**PROBLEM DESCRIPTION**. Repeat the material verbatim and drop the pictures.
________________
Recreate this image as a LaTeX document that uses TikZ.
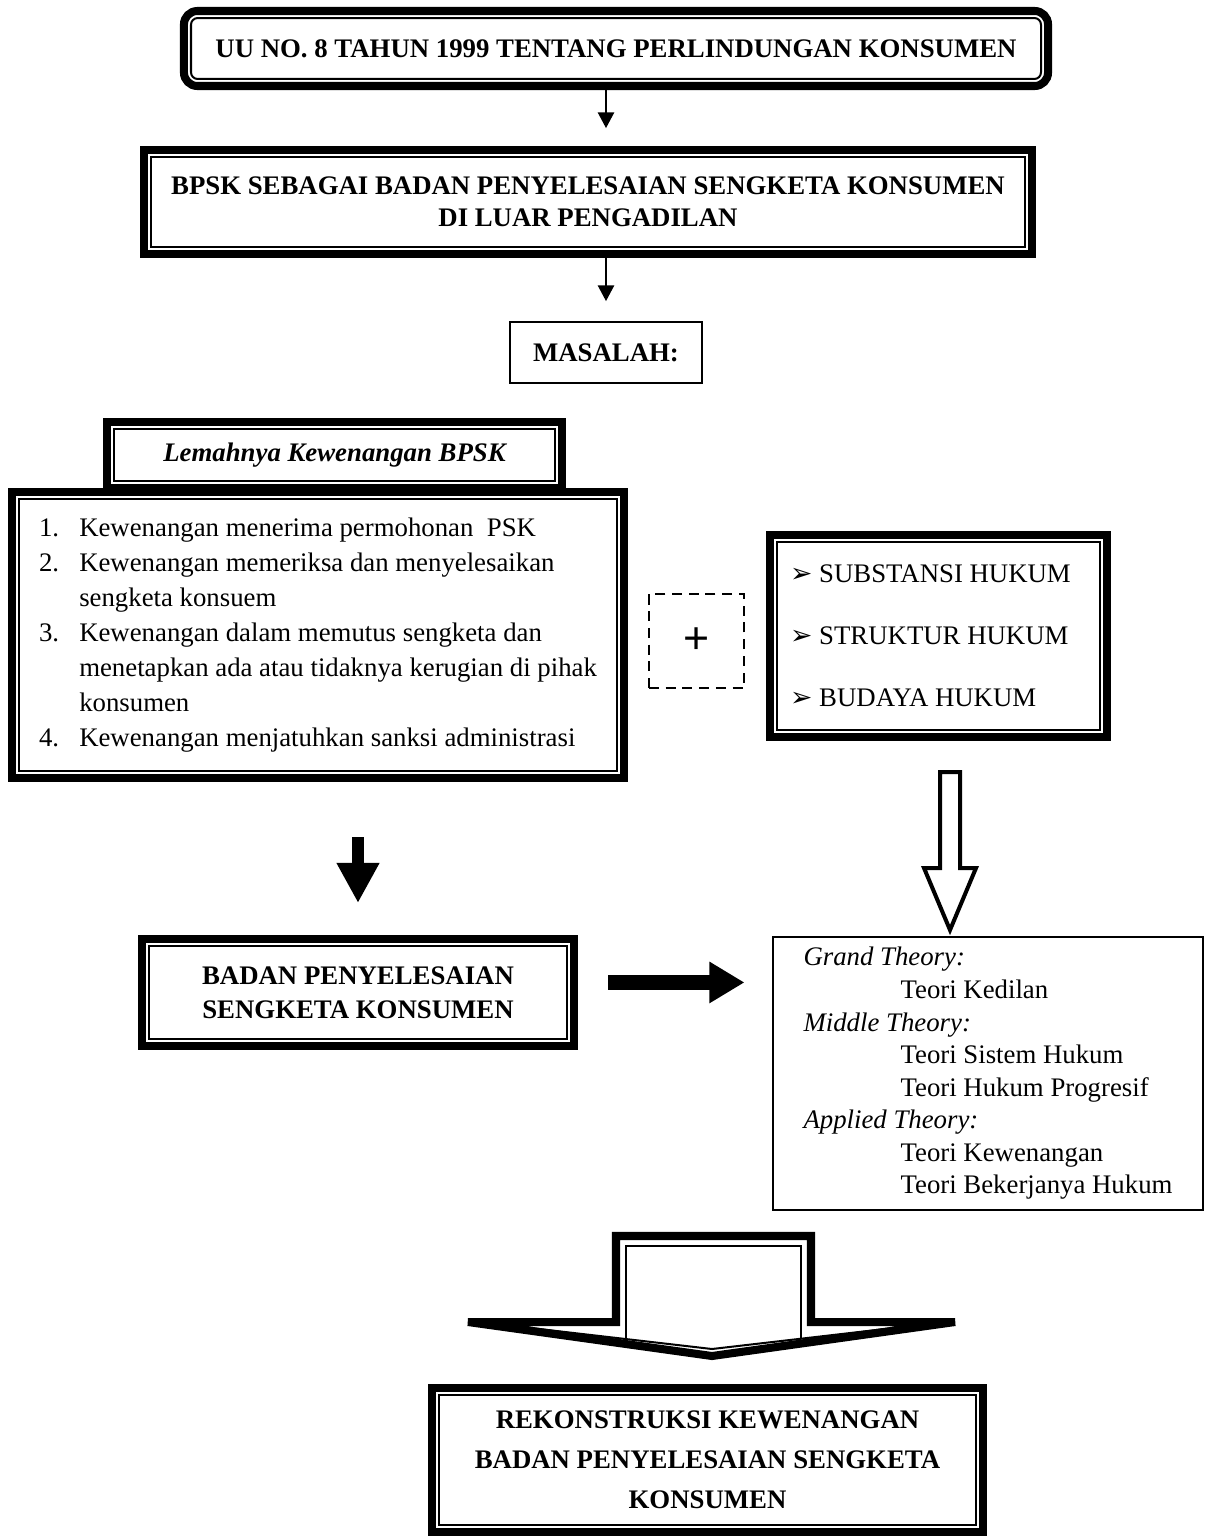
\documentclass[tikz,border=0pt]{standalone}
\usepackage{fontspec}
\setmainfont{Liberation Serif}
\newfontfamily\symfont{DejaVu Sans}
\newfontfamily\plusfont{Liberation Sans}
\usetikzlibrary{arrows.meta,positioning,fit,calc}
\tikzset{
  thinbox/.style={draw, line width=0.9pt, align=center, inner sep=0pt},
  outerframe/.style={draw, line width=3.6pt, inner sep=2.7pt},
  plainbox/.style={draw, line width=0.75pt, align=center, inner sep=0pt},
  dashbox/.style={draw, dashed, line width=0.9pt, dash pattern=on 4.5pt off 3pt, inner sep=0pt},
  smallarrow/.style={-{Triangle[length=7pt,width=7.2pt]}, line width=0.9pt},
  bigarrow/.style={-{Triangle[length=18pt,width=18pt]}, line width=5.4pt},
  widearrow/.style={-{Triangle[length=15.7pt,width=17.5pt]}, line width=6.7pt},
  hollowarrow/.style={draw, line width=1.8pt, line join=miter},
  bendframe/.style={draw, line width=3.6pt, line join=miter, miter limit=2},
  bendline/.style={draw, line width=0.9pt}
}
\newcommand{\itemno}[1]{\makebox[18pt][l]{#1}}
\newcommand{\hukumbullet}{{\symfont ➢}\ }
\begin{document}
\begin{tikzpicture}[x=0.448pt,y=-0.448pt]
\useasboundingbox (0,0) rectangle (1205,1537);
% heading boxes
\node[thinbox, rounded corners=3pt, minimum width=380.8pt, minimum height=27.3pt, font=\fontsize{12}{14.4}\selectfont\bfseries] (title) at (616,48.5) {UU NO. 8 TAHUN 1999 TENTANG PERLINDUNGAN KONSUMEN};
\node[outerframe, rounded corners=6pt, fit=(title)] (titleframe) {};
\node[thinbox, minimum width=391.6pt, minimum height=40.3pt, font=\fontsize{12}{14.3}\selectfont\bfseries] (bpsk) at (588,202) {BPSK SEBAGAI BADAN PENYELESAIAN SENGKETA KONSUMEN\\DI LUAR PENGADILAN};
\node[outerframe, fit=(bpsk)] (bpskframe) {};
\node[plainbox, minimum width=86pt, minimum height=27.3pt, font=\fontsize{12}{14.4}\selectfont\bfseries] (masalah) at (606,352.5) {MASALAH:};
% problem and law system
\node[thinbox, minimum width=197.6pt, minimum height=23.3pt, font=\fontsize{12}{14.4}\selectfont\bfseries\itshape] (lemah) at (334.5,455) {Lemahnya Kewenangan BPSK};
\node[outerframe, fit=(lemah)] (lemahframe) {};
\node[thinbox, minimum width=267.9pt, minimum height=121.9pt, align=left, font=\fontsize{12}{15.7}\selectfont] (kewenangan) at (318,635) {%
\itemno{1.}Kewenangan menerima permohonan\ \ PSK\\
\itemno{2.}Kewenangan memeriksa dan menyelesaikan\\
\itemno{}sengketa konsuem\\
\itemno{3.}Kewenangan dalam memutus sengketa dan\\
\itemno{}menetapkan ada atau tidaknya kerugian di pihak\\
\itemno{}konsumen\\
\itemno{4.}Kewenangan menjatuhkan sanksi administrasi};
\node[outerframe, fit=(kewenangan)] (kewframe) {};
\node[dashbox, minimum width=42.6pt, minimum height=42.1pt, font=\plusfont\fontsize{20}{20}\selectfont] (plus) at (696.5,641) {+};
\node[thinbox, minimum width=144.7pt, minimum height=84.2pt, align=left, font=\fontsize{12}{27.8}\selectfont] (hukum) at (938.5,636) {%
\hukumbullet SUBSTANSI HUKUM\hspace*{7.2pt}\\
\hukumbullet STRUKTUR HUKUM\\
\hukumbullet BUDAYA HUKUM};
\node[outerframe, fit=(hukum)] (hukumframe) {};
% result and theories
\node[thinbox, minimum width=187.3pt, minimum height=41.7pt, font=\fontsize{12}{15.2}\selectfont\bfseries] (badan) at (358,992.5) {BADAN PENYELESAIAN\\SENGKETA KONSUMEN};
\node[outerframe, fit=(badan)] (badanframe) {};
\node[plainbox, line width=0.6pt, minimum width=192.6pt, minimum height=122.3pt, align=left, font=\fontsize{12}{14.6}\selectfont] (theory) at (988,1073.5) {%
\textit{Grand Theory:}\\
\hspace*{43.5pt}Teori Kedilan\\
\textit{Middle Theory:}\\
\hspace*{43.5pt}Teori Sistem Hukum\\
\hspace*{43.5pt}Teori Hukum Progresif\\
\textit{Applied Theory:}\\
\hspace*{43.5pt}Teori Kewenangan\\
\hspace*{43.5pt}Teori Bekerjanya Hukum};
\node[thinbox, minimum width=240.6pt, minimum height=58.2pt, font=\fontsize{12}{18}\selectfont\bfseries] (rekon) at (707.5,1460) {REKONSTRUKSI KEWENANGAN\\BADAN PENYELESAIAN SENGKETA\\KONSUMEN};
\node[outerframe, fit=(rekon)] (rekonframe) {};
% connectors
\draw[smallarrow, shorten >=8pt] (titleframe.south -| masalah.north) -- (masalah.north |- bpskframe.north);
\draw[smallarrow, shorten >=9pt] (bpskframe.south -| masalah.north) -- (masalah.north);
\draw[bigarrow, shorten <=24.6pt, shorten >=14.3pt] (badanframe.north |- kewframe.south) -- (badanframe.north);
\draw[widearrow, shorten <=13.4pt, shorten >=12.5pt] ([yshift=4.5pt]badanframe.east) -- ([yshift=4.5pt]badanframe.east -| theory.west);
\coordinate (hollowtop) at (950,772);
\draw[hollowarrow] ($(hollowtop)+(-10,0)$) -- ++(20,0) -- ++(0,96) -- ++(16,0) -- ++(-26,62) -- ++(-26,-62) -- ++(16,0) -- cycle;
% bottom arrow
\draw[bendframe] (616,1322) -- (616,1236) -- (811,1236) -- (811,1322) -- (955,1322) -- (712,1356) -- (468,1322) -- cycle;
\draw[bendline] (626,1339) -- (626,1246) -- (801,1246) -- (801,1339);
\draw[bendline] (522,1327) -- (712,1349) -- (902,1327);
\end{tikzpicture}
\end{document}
________________
**SOLUTION TO THIS EXERCISE**.
Recreate this image as a LaTeX document that uses TikZ.
\documentclass[tikz,border=0pt]{standalone}
\usepackage{fontspec}
\setmainfont{Liberation Serif}
\newfontfamily\symfont{DejaVu Sans}
\newfontfamily\plusfont{Liberation Sans}
\usetikzlibrary{arrows.meta,positioning,fit,calc}
\tikzset{
  thinbox/.style={draw, line width=0.9pt, align=center, inner sep=0pt},
  outerframe/.style={draw, line width=3.6pt, inner sep=2.7pt},
  plainbox/.style={draw, line width=0.75pt, align=center, inner sep=0pt},
  dashbox/.style={draw, dashed, line width=0.9pt, dash pattern=on 4.5pt off 3pt, inner sep=0pt},
  smallarrow/.style={-{Triangle[length=7pt,width=7.2pt]}, line width=0.9pt},
  bigarrow/.style={-{Triangle[length=18pt,width=18pt]}, line width=5.4pt},
  widearrow/.style={-{Triangle[length=15.7pt,width=17.5pt]}, line width=6.7pt},
  hollowarrow/.style={draw, line width=1.8pt, line join=miter},
  bendframe/.style={draw, line width=3.6pt, line join=miter, miter limit=2},
  bendline/.style={draw, line width=0.9pt}
}
\newcommand{\itemno}[1]{\makebox[18pt][l]{#1}}
\newcommand{\hukumbullet}{{\symfont ➢}\ }
\begin{document}
\begin{tikzpicture}[x=0.448pt,y=-0.448pt]
\useasboundingbox (0,0) rectangle (1205,1537);
% heading boxes
\node[thinbox, rounded corners=3pt, minimum width=380.8pt, minimum height=27.3pt, font=\fontsize{12}{14.4}\selectfont\bfseries] (title) at (616,48.5) {UU NO. 8 TAHUN 1999 TENTANG PERLINDUNGAN KONSUMEN};
\node[outerframe, rounded corners=6pt, fit=(title)] (titleframe) {};
\node[thinbox, minimum width=391.6pt, minimum height=40.3pt, font=\fontsize{12}{14.3}\selectfont\bfseries] (bpsk) at (588,202) {BPSK SEBAGAI BADAN PENYELESAIAN SENGKETA KONSUMEN\\DI LUAR PENGADILAN};
\node[outerframe, fit=(bpsk)] (bpskframe) {};
\node[plainbox, minimum width=86pt, minimum height=27.3pt, font=\fontsize{12}{14.4}\selectfont\bfseries] (masalah) at (606,352.5) {MASALAH:};
% problem and law system
\node[thinbox, minimum width=197.6pt, minimum height=23.3pt, font=\fontsize{12}{14.4}\selectfont\bfseries\itshape] (lemah) at (334.5,455) {Lemahnya Kewenangan BPSK};
\node[outerframe, fit=(lemah)] (lemahframe) {};
\node[thinbox, minimum width=267.9pt, minimum height=121.9pt, align=left, font=\fontsize{12}{15.7}\selectfont] (kewenangan) at (318,635) {%
\itemno{1.}Kewenangan menerima permohonan\ \ PSK\\
\itemno{2.}Kewenangan memeriksa dan menyelesaikan\\
\itemno{}sengketa konsuem\\
\itemno{3.}Kewenangan dalam memutus sengketa dan\\
\itemno{}menetapkan ada atau tidaknya kerugian di pihak\\
\itemno{}konsumen\\
\itemno{4.}Kewenangan menjatuhkan sanksi administrasi};
\node[outerframe, fit=(kewenangan)] (kewframe) {};
\node[dashbox, minimum width=42.6pt, minimum height=42.1pt, font=\plusfont\fontsize{20}{20}\selectfont] (plus) at (696.5,641) {+};
\node[thinbox, minimum width=144.7pt, minimum height=84.2pt, align=left, font=\fontsize{12}{27.8}\selectfont] (hukum) at (938.5,636) {%
\hukumbullet SUBSTANSI HUKUM\hspace*{7.2pt}\\
\hukumbullet STRUKTUR HUKUM\\
\hukumbullet BUDAYA HUKUM};
\node[outerframe, fit=(hukum)] (hukumframe) {};
% result and theories
\node[thinbox, minimum width=187.3pt, minimum height=41.7pt, font=\fontsize{12}{15.2}\selectfont\bfseries] (badan) at (358,992.5) {BADAN PENYELESAIAN\\SENGKETA KONSUMEN};
\node[outerframe, fit=(badan)] (badanframe) {};
\node[plainbox, line width=0.6pt, minimum width=192.6pt, minimum height=122.3pt, align=left, font=\fontsize{12}{14.6}\selectfont] (theory) at (988,1073.5) {%
\textit{Grand Theory:}\\
\hspace*{43.5pt}Teori Kedilan\\
\textit{Middle Theory:}\\
\hspace*{43.5pt}Teori Sistem Hukum\\
\hspace*{43.5pt}Teori Hukum Progresif\\
\textit{Applied Theory:}\\
\hspace*{43.5pt}Teori Kewenangan\\
\hspace*{43.5pt}Teori Bekerjanya Hukum};
\node[thinbox, minimum width=240.6pt, minimum height=58.2pt, font=\fontsize{12}{18}\selectfont\bfseries] (rekon) at (707.5,1460) {REKONSTRUKSI KEWENANGAN\\BADAN PENYELESAIAN SENGKETA\\KONSUMEN};
\node[outerframe, fit=(rekon)] (rekonframe) {};
% connectors
\draw[smallarrow, shorten >=8pt] (titleframe.south -| masalah.north) -- (masalah.north |- bpskframe.north);
\draw[smallarrow, shorten >=9pt] (bpskframe.south -| masalah.north) -- (masalah.north);
\draw[bigarrow, shorten <=24.6pt, shorten >=14.3pt] (badanframe.north |- kewframe.south) -- (badanframe.north);
\draw[widearrow, shorten <=13.4pt, shorten >=12.5pt] ([yshift=4.5pt]badanframe.east) -- ([yshift=4.5pt]badanframe.east -| theory.west);
\coordinate (hollowtop) at (950,772);
\draw[hollowarrow] ($(hollowtop)+(-10,0)$) -- ++(20,0) -- ++(0,96) -- ++(16,0) -- ++(-26,62) -- ++(-26,-62) -- ++(16,0) -- cycle;
% bottom arrow
\draw[bendframe] (616,1322) -- (616,1236) -- (811,1236) -- (811,1322) -- (955,1322) -- (712,1356) -- (468,1322) -- cycle;
\draw[bendline] (626,1339) -- (626,1246) -- (801,1246) -- (801,1339);
\draw[bendline] (522,1327) -- (712,1349) -- (902,1327);
\end{tikzpicture}
\end{document}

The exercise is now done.